In case you were too busy to see the news Friday evening, Agriculture Secretary Mike Johanns mentioned a second cow may have tested positive for bovine spongiform encephalopathy, or BSE (aka ‘Mad Cow’ disease). More tests will be conducted in order to conclusively state if the cow had disease. These additional tests are a requirement because of the following:
- - 375,000 animals from the targeted cattle population have been tested for BSE using a rapid test. From these 375,000, 3 tests came back as inconclusive.
- - Samples from those three cattle were then tested under what is known as immunohistochemistry (IHC) testing. The three samples came back as negative.

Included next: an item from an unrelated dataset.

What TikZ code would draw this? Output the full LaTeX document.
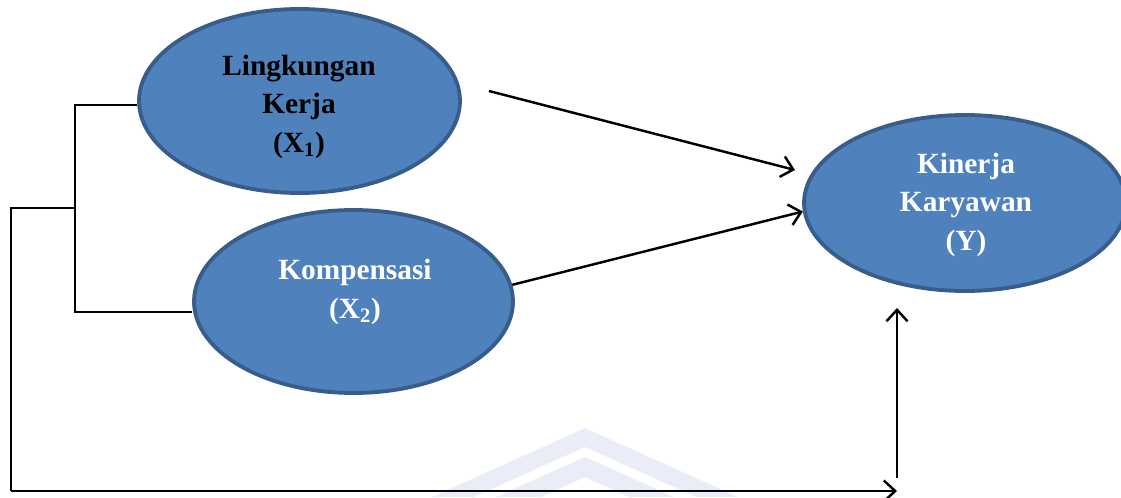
\documentclass[tikz,border=0pt]{standalone}
\usepackage{fontspec}
\setmainfont{Liberation Serif}
\usetikzlibrary{arrows.meta,shapes.geometric}
\definecolor{varfill}{RGB}{79,129,189}
\definecolor{varline}{RGB}{56,93,138}
\definecolor{wmark}{RGB}{234,237,248}
\tikzset{
  var/.style={ellipse, draw=varline, line width=2.2pt, fill=varfill, inner sep=0pt},
  vartext/.style={font=\fontsize{16.7}{21.8}\selectfont\bfseries, align=center, anchor=base},
  link/.style={line width=1.4pt},
  arrowline/.style={link, -{Straight Barb[length=6.5pt,width=12pt]}}
}
\begin{document}
\begin{tikzpicture}[x=0.02cm, y=-0.02cm]
  \useasboundingbox (0,0) rectangle (1121,497);
  % faint watermark
  \fill[wmark] (585,428) -- (432,497) -- (474,497) -- (585,447)
    -- (696,497) -- (738,497) -- cycle;
  \fill[wmark] (585,457) -- (496,497) -- (541,497) -- (585,477)
    -- (629,497) -- (674,497) -- cycle;
  % variables
  \node[var, minimum width=6.42cm, minimum height=3.68cm] (lk) at (299.5,101) {};
  \node[var, minimum width=6.38cm, minimum height=3.66cm] (kom) at (353.5,301.5) {};
  \node[var, minimum width=6.44cm, minimum height=3.52cm] (kk) at (965,203) {};
  \node[vartext] (lktext) at (299,152) {Lingkungan\\Kerja\\(X\textsubscript{1})};
  \node[vartext, white] (komtext) at (355,318) {Kompensasi\\(X\textsubscript{2})};
  \node[vartext, white] (kktext) at (966,250) {Kinerja\\Karyawan\\(Y)};
  % free ends
  \coordinate (brtop) at (75,105);
  \coordinate (brmid) at (75,208);
  \coordinate (brbot) at (75,312);
  \coordinate (brleft) at (11,208);
  \coordinate (brcorner) at (11,491);
  \coordinate (botend) at (897,491);
  \coordinate (upstart) at (897,478);
  \coordinate (uptip) at (897,308);
  \coordinate (lkout) at (489,91);
  \coordinate (kkin) at (795,170);
  \draw[link] (lk.west |- brtop) -- (brtop) -- (brbot) -- (kom.west |- brbot);
  \draw[link] (brmid) -- (brleft) -- (brcorner);
  \draw[arrowline] (brcorner) -- (botend);
  \draw[arrowline] (upstart) -- (uptip);
  \draw[arrowline] (lkout) -- (kkin);
  \draw[arrowline] (kom.6) -- (kk.183);
\end{tikzpicture}
\end{document}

- - Samples from the same three cattle were then tested under a procedure known as the Western Blot test, a internationally recognized confirmatory test. From this test, the results were two negatives and a positive.
- - Since the one postive had also been tested as inconclusive (using one test) and negative (using a second), further tests will be conducted from samples from the one cow.
Okay, first things first: Apparently this is not a new case being tested. This positive comes from the same cows previously reported on earlier this year.
However, that being said, I still have some thoughts. Although 375,000 cattle tested sounds like an impressive number, consider that there is possibly over 100 million heads of cattle in the United States. (I got that number by doing some basic math on Nebraskas claim of having 6.6 million heads of cattle and having 6.75% of the US cattle population). That means that only .375 of 1% is being tested for BSE. I’ll leave it up to you to decide if that’s adequate or not. In my own opinion (based off a statistical analysis class from college many years ago, and not much more), they need to bump the percentage up a bit. But again, I’ll leave that up to you, the reader.
Secondly – If a positive is pulled from one test, but not another, then one of the two is wrong. Whichever test is determined to be incorrect needs to be evaluated thoroughly. Yes, economic factors need to be evaluated as well, but even if this test is correct 99% of the time, on 375,000 heads of cattle, that means that 3750 tested cows gave incorrect answers. That’s simply unacceptable given the seriousness of the scope of the issue here.
As noted here before, the USDA is not testing friendly when it comes to BSE. There’s a reason for this: Money. If you read the news today, stocks are falling, especially in the food sector, based off of this news. Tawain has already stated that it will ban Beef imported from the U.S. if the final tests come back as positive. There’s money to lose here, and lot’s of it. Keep the following in mind – The USDA is tasked with helping to “ensure open markets for U.S. agricultural products”, not necessarily maintaining public health. I believe, in the case of BSE, the interest of the general public is not being met, even if the needs of cattle producers are.
As always, when it comes to beef, know where it is coming from. The better you are at determining the ranches and farms that your beef is coming from, the better the odds are that you are eating from a place that keeps public health in it’s mind.
(Thanks to US Food Policy for the heads up)
UPDATE: Teal Sunglasses let’s me know that my statement of “Secondly – If a positive is pulled from one test, but not another, then one of the two is wrong.” is, in of itself, incorrect.
Many times, the initial test used to screen issues like this is used not because it’s accurate, but because it’s fast and cheap. the idea is to quickly screen out what is NOT potentially infected, and then go back to those that tested positive and use a slower (more expensive) but more accurate test to see if you’re really infected.
I should note that the tests actually came back inconclusive first, then negative and then positive, rather than the other way around. It was only through the work of John Stauber at the Center for Media and Democracy, and other folks who asked (some would say demanded) that the the Gov’t use the Western Blot test. It was only with the Western Block test that the postive came back. I think this indicates that the immunohistochemistry testing is questionable as far as it’s adequacy is concerned.
If the IHC pulled a postive, and then the Western Blot test pulled a negative, I would be in full agreement.